Wouldn’t you know it? Martin repeated his end-to-end run to make it a three-point game, with 24 ticks left.
Forest faltered, again, at the free throw line, and River had the ball with 20 seconds remaining: a virtual lifetime in basketball.
After weaving the ball among its players, Eagle Head Coach Brandon Harris signaled for a time-out.
The ref shook him off, telling Harris he was out of time-outs.
Harris vehemently disagreed with the zebra, as the ball fell to Rico Turner.
The ref signalled T.O, just before Turner launched one from just outside the three-point arc.
His shot found nothing but net, but it was as meaningless as any pregame shot he’s ever taken.
With 4.5 seconds remaining, River ran a play designed to get the ball to team leader Chris Eggleston.
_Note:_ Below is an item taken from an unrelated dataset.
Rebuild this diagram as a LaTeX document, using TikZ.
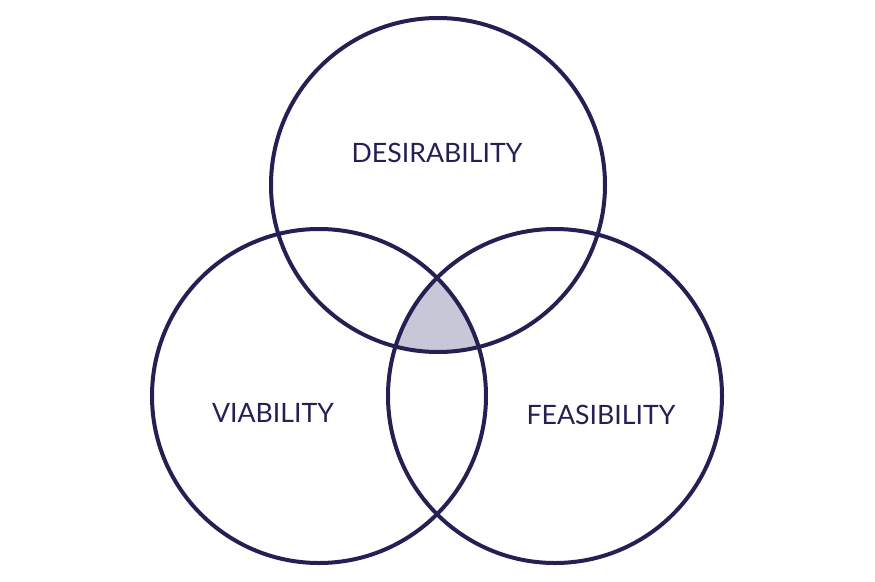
\documentclass[tikz,border=0pt]{standalone}
\usepackage{fontspec}
\setmainfont{Lato}
\usepackage{tikz}
\definecolor{navy}{RGB}{36,32,84}
\definecolor{core}{RGB}{198,199,215}
\tikzset{
  ring/.style={draw=navy,line width=3pt},
  lbl/.style={text=navy,font=\fontsize{20}{24}\selectfont}
}
\begin{document}
\begin{tikzpicture}[x=0.75pt,y=0.75pt,yscale=-1,xscale=1]
    \useasboundingbox (0,0) rectangle (875,582);
    %shaded core
    \begin{scope}
      \clip (438,185) circle (167);
      \clip (319,396) circle (167);
      \fill [core] (555,396) circle (167);
    \end{scope}
    %Shape: Circles
    \draw [ring] (438,185) circle (167);
    \draw [ring] (319,396) circle (167);
    \draw [ring] (555,396) circle (167);
    %Labels
    \node [lbl] (desir) at (437,153) {DESIRABILITY};
    \node [lbl] (viab) at (273,413) {VIABILITY};
    \node [lbl] (feas) at (601,415) {FEASIBILITY};
\end{tikzpicture}
\end{document}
He was hounded, however, by Hall. Eggleston was forced to take an off-balance stab from three-point land.
As the buzzer sounded, the ball fell away harmlessly.
Forest had its first win of the young season and River had a chance to reflect.
Certainly, this game was a much better one than the last time these two played, which was only last week.
“I felt we did a much better job of getting the ball inside, and were able to find better shots,” said JF Head Coach Paul Smith, of the difference between the two games.
In particular, center Jason Stafford’s inside play was significantly stronger in this one. The big guy (6’6”) put up nine well-earned points.
Teammate Marcus Jones led all scorers, with 13 points.
River was paced by Chris Eggleston’s 10 points, six of which came via the trey.
Of course, the three-pointer the Eagles would love to have back was Turner’s, the one nullified by the T.O.
Still, the Eagle offense appears to be struggling at times. The River lads have yet to reach that level of comfort that will rid them of their hesitancy and herky-jerky look.
That will come with time.
As will the Cav free throwing that got JF into trouble in this one.
Twelve-for-25 is how JF shot from the free throw stripe in this one.
That metric is very unlike JF teams.
“They will just have to grow into this,” said Smith, of his team’s need to garner game-experience free throw shooting and the difficulty in trying to simulate game-situation pressure.
No doubt. JF is always noted for its proficiency from the charity stripe.
We suspect that problem won’t be a long-term one.
Jeff Forest played at Rustburg Monday night, after press time for this Christmas edition of the Bedford Bulletin.
The Cavs will head to the Appomattox Tournament on Dec. 27 and Dec. 28.
River travelled to Tunstall this past Monday. It next plays at James River on Dec. 30.